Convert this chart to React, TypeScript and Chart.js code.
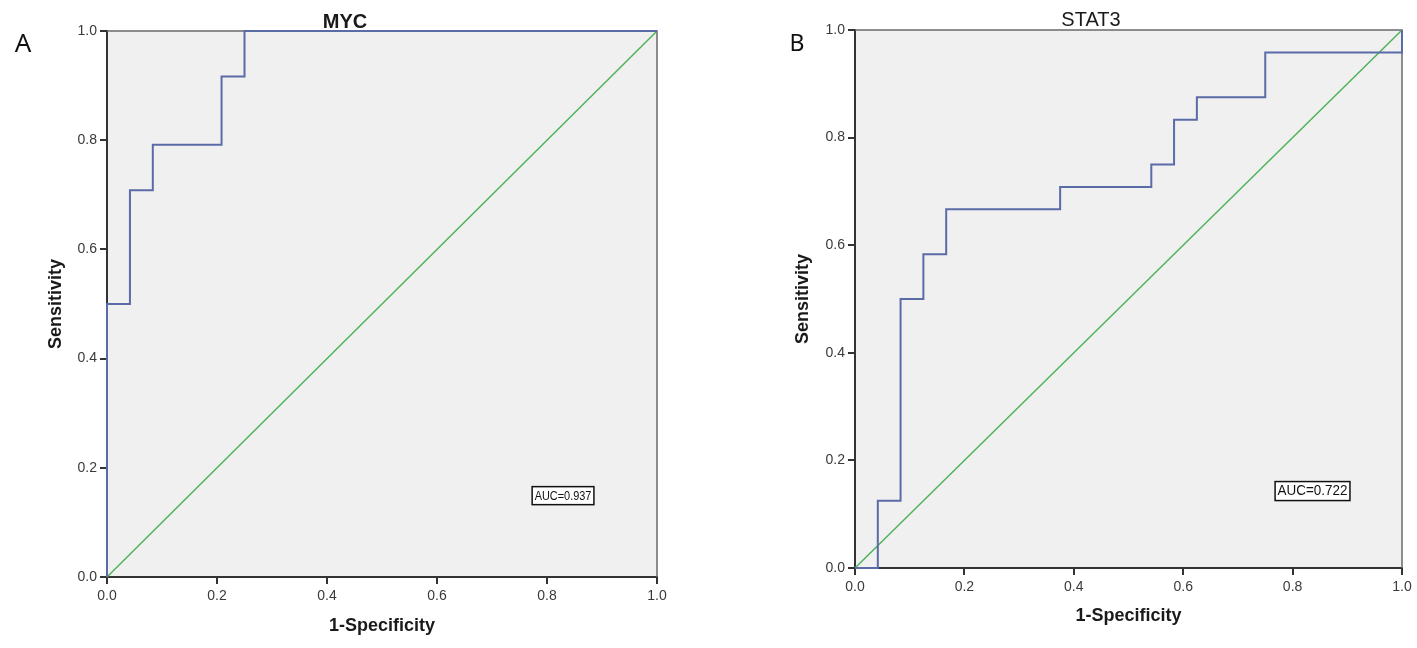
import React, { useEffect, useRef } from "react";
import { Chart, registerables } from "chart.js";

Chart.register(...registerables);

// ---------- data ----------
const TICK_VALUES = [0, 0.2, 0.4, 0.6, 0.8, 1.0];

const mycFpr = [0, 0, 0.0417, 0.0417, 0.0833, 0.0833, 0.2083, 0.2083, 0.25, 0.25, 1.0];
const mycTpr = [0, 0.5, 0.5, 0.7083, 0.7083, 0.7917, 0.7917, 0.9167, 0.9167, 1.0, 1.0];

const stat3Fpr = [0, 0.0417, 0.0417, 0.0833, 0.0833, 0.125, 0.125, 0.1667, 0.1667, 0.375, 0.375, 0.5417, 0.5417, 0.5833, 0.5833, 0.625, 0.625, 0.75, 0.75, 1.0, 1.0];
const stat3Tpr = [0, 0, 0.125, 0.125, 0.5, 0.5, 0.5833, 0.5833, 0.6667, 0.6667, 0.7083, 0.7083, 0.75, 0.75, 0.8333, 0.8333, 0.875, 0.875, 0.9583, 0.9583, 1.0];

const refX = [0, 1];
const refY = [0, 1];

const mycLabel = "AUC=0.937";
const stat3Label = "AUC=0.722";
const mycAucAt = [0.773, 0.149];
const stat3AucAt = [0.768, 0.143];

const xTitle = "1-Specificity";
const yTitle = "Sensitivity";

// ---------- drawing ----------
const SANS = "'Liberation Sans', Arial, sans-serif";

interface PanelProps {
  letter: string;
  title: string;
  fpr: number[];
  tpr: number[];
  auc: string;
  aucAt: number[];
  width: number;
  left: number;
  pad: { left: number; right: number; top: number; bottom: number };
  yW: number;
  xH: number;
  letterPos: [number, number];
  letterSize: number;
  titlePos: [number, number];
  titleFont: string;
  aucSize: number;
  aucSqueeze: number;
}

function Panel(p: PanelProps) {
  const ref = useRef<HTMLCanvasElement | null>(null);
  useEffect(() => {
    const canvas = ref.current;
    if (!canvas) return;

    const deco = {
      id: "deco",
      beforeDraw(chart: any) {
        const { ctx, chartArea: a } = chart;
        ctx.save();
        ctx.fillStyle = "#f0f0f0";
        ctx.fillRect(a.left, a.top, a.right - a.left, a.bottom - a.top);
        ctx.restore();
      },
      beforeDatasetsDraw(chart: any) {
        const { ctx, chartArea: a } = chart;
        ctx.save();
        ctx.strokeStyle = "#6a6a6a";
        ctx.lineWidth = 1.5;
        ctx.beginPath();
        ctx.moveTo(a.left, a.top);
        ctx.lineTo(a.right, a.top);
        ctx.lineTo(a.right, a.bottom);
        ctx.stroke();
        ctx.restore();
      },
      afterDraw(chart: any) {
        const { ctx, scales } = chart;
        ctx.save();
        // panel letter
        ctx.fillStyle = "#111";
        ctx.font = `${p.letterSize}px 'Noto Sans', ${SANS}`;
        ctx.textAlign = "center";
        ctx.textBaseline = "middle";
        ctx.fillText(p.letter, p.letterPos[0], p.letterPos[1]);
        // title
        ctx.font = p.titleFont;
        ctx.fillStyle = "#1a1a1a";
        ctx.fillText(p.title, p.titlePos[0], p.titlePos[1]);
        // AUC box (condensed text)
        const squeeze = p.aucSqueeze;
        ctx.font = `${p.aucSize}px ${SANS}`;
        const tw = ctx.measureText(p.auc).width * squeeze;
        const bx = scales.x.getPixelForValue(p.aucAt[0]);
        const by = scales.y.getPixelForValue(p.aucAt[1]);
        const bw = tw + 5;
        const bh = p.aucSize + 5;
        ctx.fillStyle = "#ffffff";
        ctx.fillRect(bx, by - bh / 2, bw, bh);
        ctx.strokeStyle = "#111";
        ctx.lineWidth = 1.5;
        ctx.strokeRect(bx, by - bh / 2, bw, bh);
        ctx.fillStyle = "#111";
        ctx.textAlign = "left";
        ctx.translate(bx + 2.5, by + 0.5);
        ctx.scale(squeeze, 1);
        ctx.fillText(p.auc, 0, 0);
        ctx.restore();
      },
    };

    const setTicks = (scale: any) => {
      scale.ticks = TICK_VALUES.map((v) => ({ value: v }));
    };

    const axisCommon = {
      type: "linear" as const,
      min: 0,
      max: 1,
      afterBuildTicks: setTicks,
      grid: {
        display: true,
        drawOnChartArea: false,
        drawTicks: true,
        tickLength: 7,
        color: "#333",
        lineWidth: 2,
      },
      border: { display: true, color: "#333", width: 2 },
      ticks: {
        color: "#3a3a3a",
        font: { family: SANS, size: 14 },
        callback: (v: any) => Number(v).toFixed(1),
        maxRotation: 0,
        autoSkip: false,
      },
    };

    const chart = new Chart(canvas, {
      type: "line",
      data: {
        datasets: [
          {
            data: p.fpr.map((x, i) => ({ x, y: p.tpr[i] })),
            borderColor: "#5b6ba8",
            borderWidth: 2,
            pointRadius: 0,
            tension: 0,
            fill: false,
            clip: 4,
          } as any,
          {
            data: refX.map((x, i) => ({ x, y: refY[i] })),
            borderColor: "#4fb35a",
            borderWidth: 1.5,
            pointRadius: 0,
            tension: 0,
            fill: false,
            clip: 4,
          } as any,
        ],
      },
      options: {
        animation: false,
        responsive: false,
        maintainAspectRatio: false,
        layout: { padding: p.pad },
        plugins: {
          legend: { display: false },
          tooltip: { enabled: false },
          title: { display: false },
        },
        scales: {
          x: {
            ...axisCommon,
            ticks: { ...axisCommon.ticks, padding: 4 },
            afterFit: (s: any) => {
              s.height = p.xH;
            },
            title: {
              display: true,
              text: xTitle,
              color: "#1a1a1a",
              font: { family: SANS, size: 18, weight: "bold" },
              padding: { top: 0, bottom: 0 },
            },
          },
          y: {
            ...axisCommon,
            ticks: { ...axisCommon.ticks, padding: 3 },
            afterFit: (s: any) => {
              s.width = p.yW;
            },
            title: {
              display: true,
              text: yTitle,
              color: "#1a1a1a",
              font: { family: SANS, size: 18, weight: "bold" },
              padding: { top: 0, bottom: 0 },
            },
          },
        } as any,
      },
      plugins: [deco],
    });
    return () => chart.destroy();
  }, []);

  return (
    <canvas
      ref={ref}
      width={p.width}
      height={648}
      style={{ position: "absolute", left: p.left, top: 0, width: p.width, height: 648, display: "block" }}
    />
  );
}

export default function App() {
  return (
    <div style={{ position: "absolute", left: 0, top: 0, width: 1417, height: 648, background: "#fff", overflow: "hidden" }}>
      <Panel
        letter="A"
        title="MYC"
        fpr={mycFpr}
        tpr={mycTpr}
        auc={mycLabel}
        aucAt={mycAucAt}
        width={708}
        left={0}
        pad={{ left: 45, right: 51, top: 31, bottom: 11 }}
        yW={62}
        xH={60}
        letterPos={[23, 45]}
        letterSize={26}
        titlePos={[345, 22]}
        titleFont={`bold 20px ${SANS}`}
        aucSize={13}
        aucSqueeze={0.84}
      />
      <Panel
        letter="B"
        title="STAT3"
        fpr={stat3Fpr}
        tpr={stat3Tpr}
        auc={stat3Label}
        aucAt={stat3AucAt}
        width={709}
        left={708}
        pad={{ left: 84, right: 15, top: 30, bottom: 21 }}
        yW={63}
        xH={59}
        letterPos={[89, 44]}
        letterSize={23}
        titlePos={[383, 20]}
        titleFont={`20px ${SANS}`}
        aucSize={14}
        aucSqueeze={0.96}
      />
    </div>
  );
}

+-------+

WHAT IS NEEDED >>
Omit the pictures, then quote the rest of the material above exactly.

RIGHT ANSWER >>
Convert this chart to React, TypeScript and Chart.js code.
import React, { useEffect, useRef } from "react";
import { Chart, registerables } from "chart.js";

Chart.register(...registerables);

// ---------- data ----------
const TICK_VALUES = [0, 0.2, 0.4, 0.6, 0.8, 1.0];

const mycFpr = [0, 0, 0.0417, 0.0417, 0.0833, 0.0833, 0.2083, 0.2083, 0.25, 0.25, 1.0];
const mycTpr = [0, 0.5, 0.5, 0.7083, 0.7083, 0.7917, 0.7917, 0.9167, 0.9167, 1.0, 1.0];

const stat3Fpr = [0, 0.0417, 0.0417, 0.0833, 0.0833, 0.125, 0.125, 0.1667, 0.1667, 0.375, 0.375, 0.5417, 0.5417, 0.5833, 0.5833, 0.625, 0.625, 0.75, 0.75, 1.0, 1.0];
const stat3Tpr = [0, 0, 0.125, 0.125, 0.5, 0.5, 0.5833, 0.5833, 0.6667, 0.6667, 0.7083, 0.7083, 0.75, 0.75, 0.8333, 0.8333, 0.875, 0.875, 0.9583, 0.9583, 1.0];

const refX = [0, 1];
const refY = [0, 1];

const mycLabel = "AUC=0.937";
const stat3Label = "AUC=0.722";
const mycAucAt = [0.773, 0.149];
const stat3AucAt = [0.768, 0.143];

const xTitle = "1-Specificity";
const yTitle = "Sensitivity";

// ---------- drawing ----------
const SANS = "'Liberation Sans', Arial, sans-serif";

interface PanelProps {
  letter: string;
  title: string;
  fpr: number[];
  tpr: number[];
  auc: string;
  aucAt: number[];
  width: number;
  left: number;
  pad: { left: number; right: number; top: number; bottom: number };
  yW: number;
  xH: number;
  letterPos: [number, number];
  letterSize: number;
  titlePos: [number, number];
  titleFont: string;
  aucSize: number;
  aucSqueeze: number;
}

function Panel(p: PanelProps) {
  const ref = useRef<HTMLCanvasElement | null>(null);
  useEffect(() => {
    const canvas = ref.current;
    if (!canvas) return;

    const deco = {
      id: "deco",
      beforeDraw(chart: any) {
        const { ctx, chartArea: a } = chart;
        ctx.save();
        ctx.fillStyle = "#f0f0f0";
        ctx.fillRect(a.left, a.top, a.right - a.left, a.bottom - a.top);
        ctx.restore();
      },
      beforeDatasetsDraw(chart: any) {
        const { ctx, chartArea: a } = chart;
        ctx.save();
        ctx.strokeStyle = "#6a6a6a";
        ctx.lineWidth = 1.5;
        ctx.beginPath();
        ctx.moveTo(a.left, a.top);
        ctx.lineTo(a.right, a.top);
        ctx.lineTo(a.right, a.bottom);
        ctx.stroke();
        ctx.restore();
      },
      afterDraw(chart: any) {
        const { ctx, scales } = chart;
        ctx.save();
        // panel letter
        ctx.fillStyle = "#111";
        ctx.font = `${p.letterSize}px 'Noto Sans', ${SANS}`;
        ctx.textAlign = "center";
        ctx.textBaseline = "middle";
        ctx.fillText(p.letter, p.letterPos[0], p.letterPos[1]);
        // title
        ctx.font = p.titleFont;
        ctx.fillStyle = "#1a1a1a";
        ctx.fillText(p.title, p.titlePos[0], p.titlePos[1]);
        // AUC box (condensed text)
        const squeeze = p.aucSqueeze;
        ctx.font = `${p.aucSize}px ${SANS}`;
        const tw = ctx.measureText(p.auc).width * squeeze;
        const bx = scales.x.getPixelForValue(p.aucAt[0]);
        const by = scales.y.getPixelForValue(p.aucAt[1]);
        const bw = tw + 5;
        const bh = p.aucSize + 5;
        ctx.fillStyle = "#ffffff";
        ctx.fillRect(bx, by - bh / 2, bw, bh);
        ctx.strokeStyle = "#111";
        ctx.lineWidth = 1.5;
        ctx.strokeRect(bx, by - bh / 2, bw, bh);
        ctx.fillStyle = "#111";
        ctx.textAlign = "left";
        ctx.translate(bx + 2.5, by + 0.5);
        ctx.scale(squeeze, 1);
        ctx.fillText(p.auc, 0, 0);
        ctx.restore();
      },
    };

    const setTicks = (scale: any) => {
      scale.ticks = TICK_VALUES.map((v) => ({ value: v }));
    };

    const axisCommon = {
      type: "linear" as const,
      min: 0,
      max: 1,
      afterBuildTicks: setTicks,
      grid: {
        display: true,
        drawOnChartArea: false,
        drawTicks: true,
        tickLength: 7,
        color: "#333",
        lineWidth: 2,
      },
      border: { display: true, color: "#333", width: 2 },
      ticks: {
        color: "#3a3a3a",
        font: { family: SANS, size: 14 },
        callback: (v: any) => Number(v).toFixed(1),
        maxRotation: 0,
        autoSkip: false,
      },
    };

    const chart = new Chart(canvas, {
      type: "line",
      data: {
        datasets: [
          {
            data: p.fpr.map((x, i) => ({ x, y: p.tpr[i] })),
            borderColor: "#5b6ba8",
            borderWidth: 2,
            pointRadius: 0,
            tension: 0,
            fill: false,
            clip: 4,
          } as any,
          {
            data: refX.map((x, i) => ({ x, y: refY[i] })),
            borderColor: "#4fb35a",
            borderWidth: 1.5,
            pointRadius: 0,
            tension: 0,
            fill: false,
            clip: 4,
          } as any,
        ],
      },
      options: {
        animation: false,
        responsive: false,
        maintainAspectRatio: false,
        layout: { padding: p.pad },
        plugins: {
          legend: { display: false },
          tooltip: { enabled: false },
          title: { display: false },
        },
        scales: {
          x: {
            ...axisCommon,
            ticks: { ...axisCommon.ticks, padding: 4 },
            afterFit: (s: any) => {
              s.height = p.xH;
            },
            title: {
              display: true,
              text: xTitle,
              color: "#1a1a1a",
              font: { family: SANS, size: 18, weight: "bold" },
              padding: { top: 0, bottom: 0 },
            },
          },
          y: {
            ...axisCommon,
            ticks: { ...axisCommon.ticks, padding: 3 },
            afterFit: (s: any) => {
              s.width = p.yW;
            },
            title: {
              display: true,
              text: yTitle,
              color: "#1a1a1a",
              font: { family: SANS, size: 18, weight: "bold" },
              padding: { top: 0, bottom: 0 },
            },
          },
        } as any,
      },
      plugins: [deco],
    });
    return () => chart.destroy();
  }, []);

  return (
    <canvas
      ref={ref}
      width={p.width}
      height={648}
      style={{ position: "absolute", left: p.left, top: 0, width: p.width, height: 648, display: "block" }}
    />
  );
}

export default function App() {
  return (
    <div style={{ position: "absolute", left: 0, top: 0, width: 1417, height: 648, background: "#fff", overflow: "hidden" }}>
      <Panel
        letter="A"
        title="MYC"
        fpr={mycFpr}
        tpr={mycTpr}
        auc={mycLabel}
        aucAt={mycAucAt}
        width={708}
        left={0}
        pad={{ left: 45, right: 51, top: 31, bottom: 11 }}
        yW={62}
        xH={60}
        letterPos={[23, 45]}
        letterSize={26}
        titlePos={[345, 22]}
        titleFont={`bold 20px ${SANS}`}
        aucSize={13}
        aucSqueeze={0.84}
      />
      <Panel
        letter="B"
        title="STAT3"
        fpr={stat3Fpr}
        tpr={stat3Tpr}
        auc={stat3Label}
        aucAt={stat3AucAt}
        width={709}
        left={708}
        pad={{ left: 84, right: 15, top: 30, bottom: 21 }}
        yW={63}
        xH={59}
        letterPos={[89, 44]}
        letterSize={23}
        titlePos={[383, 20]}
        titleFont={`20px ${SANS}`}
        aucSize={14}
        aucSqueeze={0.96}
      />
    </div>
  );
}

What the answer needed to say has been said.